== Extracted records ==
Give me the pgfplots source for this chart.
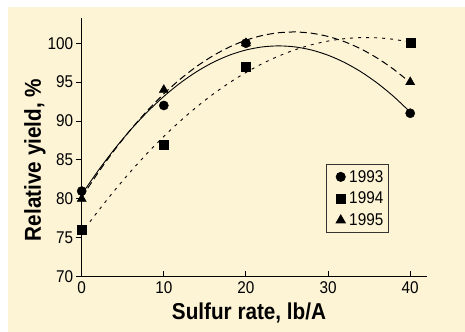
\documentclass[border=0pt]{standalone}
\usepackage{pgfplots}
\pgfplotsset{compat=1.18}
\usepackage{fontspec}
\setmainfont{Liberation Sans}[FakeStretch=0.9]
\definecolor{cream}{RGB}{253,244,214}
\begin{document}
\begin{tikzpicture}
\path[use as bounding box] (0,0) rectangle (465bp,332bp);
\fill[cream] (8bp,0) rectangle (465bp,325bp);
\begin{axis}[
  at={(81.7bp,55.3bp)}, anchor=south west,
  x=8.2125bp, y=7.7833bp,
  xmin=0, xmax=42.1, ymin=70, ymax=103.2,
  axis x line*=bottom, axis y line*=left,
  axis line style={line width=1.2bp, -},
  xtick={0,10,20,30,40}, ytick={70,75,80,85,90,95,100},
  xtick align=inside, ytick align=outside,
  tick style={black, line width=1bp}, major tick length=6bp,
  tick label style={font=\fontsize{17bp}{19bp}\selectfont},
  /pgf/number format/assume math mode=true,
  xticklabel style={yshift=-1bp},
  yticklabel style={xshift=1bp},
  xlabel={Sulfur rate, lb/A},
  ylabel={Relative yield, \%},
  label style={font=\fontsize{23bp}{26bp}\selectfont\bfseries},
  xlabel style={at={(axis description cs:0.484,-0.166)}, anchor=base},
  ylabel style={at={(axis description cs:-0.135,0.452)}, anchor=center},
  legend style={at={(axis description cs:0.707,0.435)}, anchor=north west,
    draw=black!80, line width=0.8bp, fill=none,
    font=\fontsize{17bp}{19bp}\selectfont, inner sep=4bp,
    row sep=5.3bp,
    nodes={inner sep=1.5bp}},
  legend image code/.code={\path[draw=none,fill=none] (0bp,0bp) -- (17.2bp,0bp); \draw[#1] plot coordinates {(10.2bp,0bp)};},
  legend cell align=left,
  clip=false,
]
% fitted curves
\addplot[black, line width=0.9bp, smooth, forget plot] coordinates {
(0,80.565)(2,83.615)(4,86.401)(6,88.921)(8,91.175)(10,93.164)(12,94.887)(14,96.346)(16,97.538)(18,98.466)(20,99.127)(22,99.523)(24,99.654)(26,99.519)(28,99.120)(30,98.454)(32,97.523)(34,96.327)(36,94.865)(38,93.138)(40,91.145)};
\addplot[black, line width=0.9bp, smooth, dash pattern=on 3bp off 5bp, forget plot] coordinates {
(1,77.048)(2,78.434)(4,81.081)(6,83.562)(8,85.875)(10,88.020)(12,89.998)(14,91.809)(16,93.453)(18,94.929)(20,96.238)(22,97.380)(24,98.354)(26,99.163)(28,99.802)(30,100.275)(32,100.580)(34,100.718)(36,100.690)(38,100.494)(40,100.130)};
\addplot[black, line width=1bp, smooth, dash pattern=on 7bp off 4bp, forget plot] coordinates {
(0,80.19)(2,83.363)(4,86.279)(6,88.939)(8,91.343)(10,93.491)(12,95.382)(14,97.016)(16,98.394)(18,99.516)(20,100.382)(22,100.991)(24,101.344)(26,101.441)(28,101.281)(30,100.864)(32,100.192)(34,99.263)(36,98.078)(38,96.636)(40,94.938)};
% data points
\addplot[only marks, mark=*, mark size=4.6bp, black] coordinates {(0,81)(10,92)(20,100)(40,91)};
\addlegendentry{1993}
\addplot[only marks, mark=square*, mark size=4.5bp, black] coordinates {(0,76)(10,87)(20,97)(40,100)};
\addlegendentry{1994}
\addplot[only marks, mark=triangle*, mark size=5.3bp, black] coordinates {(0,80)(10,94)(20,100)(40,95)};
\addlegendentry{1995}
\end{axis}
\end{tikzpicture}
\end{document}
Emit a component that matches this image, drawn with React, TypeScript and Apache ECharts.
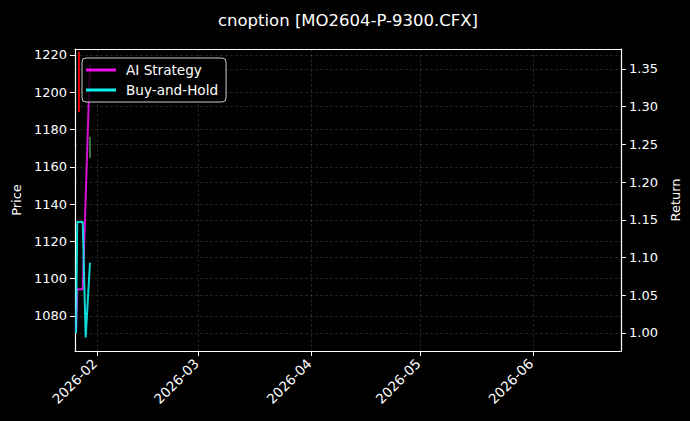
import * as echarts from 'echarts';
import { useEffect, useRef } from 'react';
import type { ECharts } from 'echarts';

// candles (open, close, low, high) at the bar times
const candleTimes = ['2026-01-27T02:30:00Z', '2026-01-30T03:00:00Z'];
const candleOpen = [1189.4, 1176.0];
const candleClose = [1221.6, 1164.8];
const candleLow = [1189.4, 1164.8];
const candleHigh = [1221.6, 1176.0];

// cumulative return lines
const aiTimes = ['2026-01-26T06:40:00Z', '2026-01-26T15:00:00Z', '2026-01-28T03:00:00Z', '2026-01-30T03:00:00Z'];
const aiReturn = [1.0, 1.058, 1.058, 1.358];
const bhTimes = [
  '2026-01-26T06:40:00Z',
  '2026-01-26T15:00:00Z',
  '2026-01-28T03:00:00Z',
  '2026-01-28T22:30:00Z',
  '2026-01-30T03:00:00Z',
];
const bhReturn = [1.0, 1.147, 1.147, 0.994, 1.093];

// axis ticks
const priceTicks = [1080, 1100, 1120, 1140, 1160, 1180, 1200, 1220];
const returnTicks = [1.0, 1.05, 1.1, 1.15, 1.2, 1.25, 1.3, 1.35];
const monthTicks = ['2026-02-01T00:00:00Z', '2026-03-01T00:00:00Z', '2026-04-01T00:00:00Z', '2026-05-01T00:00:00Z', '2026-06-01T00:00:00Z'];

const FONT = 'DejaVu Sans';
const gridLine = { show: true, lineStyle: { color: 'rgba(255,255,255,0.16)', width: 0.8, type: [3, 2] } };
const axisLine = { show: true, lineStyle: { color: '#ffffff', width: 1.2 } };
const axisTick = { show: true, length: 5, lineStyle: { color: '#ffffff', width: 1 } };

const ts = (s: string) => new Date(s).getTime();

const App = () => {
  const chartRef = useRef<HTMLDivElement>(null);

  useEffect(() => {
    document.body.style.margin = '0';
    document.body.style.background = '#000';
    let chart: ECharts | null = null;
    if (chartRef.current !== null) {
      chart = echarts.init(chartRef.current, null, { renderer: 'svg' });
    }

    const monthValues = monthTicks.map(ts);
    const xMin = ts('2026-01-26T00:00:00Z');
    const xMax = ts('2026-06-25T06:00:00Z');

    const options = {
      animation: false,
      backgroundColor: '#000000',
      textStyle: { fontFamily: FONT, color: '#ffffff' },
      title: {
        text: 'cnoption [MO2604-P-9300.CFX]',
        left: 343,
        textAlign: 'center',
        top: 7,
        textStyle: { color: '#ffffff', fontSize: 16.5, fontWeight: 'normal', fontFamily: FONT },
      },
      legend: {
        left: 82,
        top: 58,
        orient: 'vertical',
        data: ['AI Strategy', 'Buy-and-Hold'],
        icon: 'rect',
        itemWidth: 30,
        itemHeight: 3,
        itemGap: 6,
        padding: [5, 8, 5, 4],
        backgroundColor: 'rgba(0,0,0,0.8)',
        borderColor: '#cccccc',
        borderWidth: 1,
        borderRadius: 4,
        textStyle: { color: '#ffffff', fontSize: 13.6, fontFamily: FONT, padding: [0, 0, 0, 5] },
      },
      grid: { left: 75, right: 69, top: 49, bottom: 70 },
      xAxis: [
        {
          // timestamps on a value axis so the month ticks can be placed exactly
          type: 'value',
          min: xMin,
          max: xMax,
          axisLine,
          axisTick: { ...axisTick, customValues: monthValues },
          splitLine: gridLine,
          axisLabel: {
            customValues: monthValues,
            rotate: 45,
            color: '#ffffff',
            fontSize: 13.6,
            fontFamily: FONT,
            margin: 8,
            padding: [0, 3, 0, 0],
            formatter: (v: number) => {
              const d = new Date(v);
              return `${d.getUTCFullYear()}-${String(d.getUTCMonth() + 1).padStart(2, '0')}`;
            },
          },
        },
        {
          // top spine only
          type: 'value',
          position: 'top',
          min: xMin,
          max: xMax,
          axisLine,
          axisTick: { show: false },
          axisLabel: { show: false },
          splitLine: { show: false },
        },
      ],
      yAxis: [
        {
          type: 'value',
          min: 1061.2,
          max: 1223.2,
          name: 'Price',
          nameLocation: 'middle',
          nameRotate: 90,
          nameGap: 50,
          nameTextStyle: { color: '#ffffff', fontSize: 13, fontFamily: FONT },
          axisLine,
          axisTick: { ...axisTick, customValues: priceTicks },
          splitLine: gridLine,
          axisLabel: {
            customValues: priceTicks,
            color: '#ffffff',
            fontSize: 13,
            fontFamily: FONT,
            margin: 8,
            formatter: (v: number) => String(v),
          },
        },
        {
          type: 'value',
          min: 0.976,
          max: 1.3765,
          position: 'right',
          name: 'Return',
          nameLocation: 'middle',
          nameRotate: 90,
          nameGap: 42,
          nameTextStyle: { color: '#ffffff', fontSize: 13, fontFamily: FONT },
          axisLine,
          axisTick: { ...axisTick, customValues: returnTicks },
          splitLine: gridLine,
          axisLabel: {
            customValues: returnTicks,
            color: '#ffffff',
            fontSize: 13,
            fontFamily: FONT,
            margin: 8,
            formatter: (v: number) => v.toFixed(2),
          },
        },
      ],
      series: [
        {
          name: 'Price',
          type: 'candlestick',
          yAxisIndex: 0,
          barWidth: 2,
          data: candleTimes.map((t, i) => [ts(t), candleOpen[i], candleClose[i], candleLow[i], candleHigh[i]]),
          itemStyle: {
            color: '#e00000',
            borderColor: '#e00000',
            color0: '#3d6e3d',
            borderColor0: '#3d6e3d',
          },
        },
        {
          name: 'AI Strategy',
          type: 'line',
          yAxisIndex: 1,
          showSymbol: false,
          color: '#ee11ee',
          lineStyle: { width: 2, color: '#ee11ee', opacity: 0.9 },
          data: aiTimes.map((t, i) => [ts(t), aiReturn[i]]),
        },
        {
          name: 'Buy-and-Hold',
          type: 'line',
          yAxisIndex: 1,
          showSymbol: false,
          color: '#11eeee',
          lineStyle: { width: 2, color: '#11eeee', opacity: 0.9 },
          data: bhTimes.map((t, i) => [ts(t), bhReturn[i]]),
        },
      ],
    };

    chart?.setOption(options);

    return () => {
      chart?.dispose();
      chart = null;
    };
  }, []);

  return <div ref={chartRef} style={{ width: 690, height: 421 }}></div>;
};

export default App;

== What to work on ==
Within the entries above, give again exactly the lines starting at the one that contains "Emit a component" and ending at the one that contains "const chartRef = useRef<HTMLDivElement>(null);", leaving out the pictures.

== Correct output ==
Emit a component that matches this image, drawn with React, TypeScript and Apache ECharts.
import * as echarts from 'echarts';
import { useEffect, useRef } from 'react';
import type { ECharts } from 'echarts';

// candles (open, close, low, high) at the bar times
const candleTimes = ['2026-01-27T02:30:00Z', '2026-01-30T03:00:00Z'];
const candleOpen = [1189.4, 1176.0];
const candleClose = [1221.6, 1164.8];
const candleLow = [1189.4, 1164.8];
const candleHigh = [1221.6, 1176.0];

// cumulative return lines
const aiTimes = ['2026-01-26T06:40:00Z', '2026-01-26T15:00:00Z', '2026-01-28T03:00:00Z', '2026-01-30T03:00:00Z'];
const aiReturn = [1.0, 1.058, 1.058, 1.358];
const bhTimes = [
  '2026-01-26T06:40:00Z',
  '2026-01-26T15:00:00Z',
  '2026-01-28T03:00:00Z',
  '2026-01-28T22:30:00Z',
  '2026-01-30T03:00:00Z',
];
const bhReturn = [1.0, 1.147, 1.147, 0.994, 1.093];

// axis ticks
const priceTicks = [1080, 1100, 1120, 1140, 1160, 1180, 1200, 1220];
const returnTicks = [1.0, 1.05, 1.1, 1.15, 1.2, 1.25, 1.3, 1.35];
const monthTicks = ['2026-02-01T00:00:00Z', '2026-03-01T00:00:00Z', '2026-04-01T00:00:00Z', '2026-05-01T00:00:00Z', '2026-06-01T00:00:00Z'];

const FONT = 'DejaVu Sans';
const gridLine = { show: true, lineStyle: { color: 'rgba(255,255,255,0.16)', width: 0.8, type: [3, 2] } };
const axisLine = { show: true, lineStyle: { color: '#ffffff', width: 1.2 } };
const axisTick = { show: true, length: 5, lineStyle: { color: '#ffffff', width: 1 } };

const ts = (s: string) => new Date(s).getTime();

const App = () => {
  const chartRef = useRef<HTMLDivElement>(null);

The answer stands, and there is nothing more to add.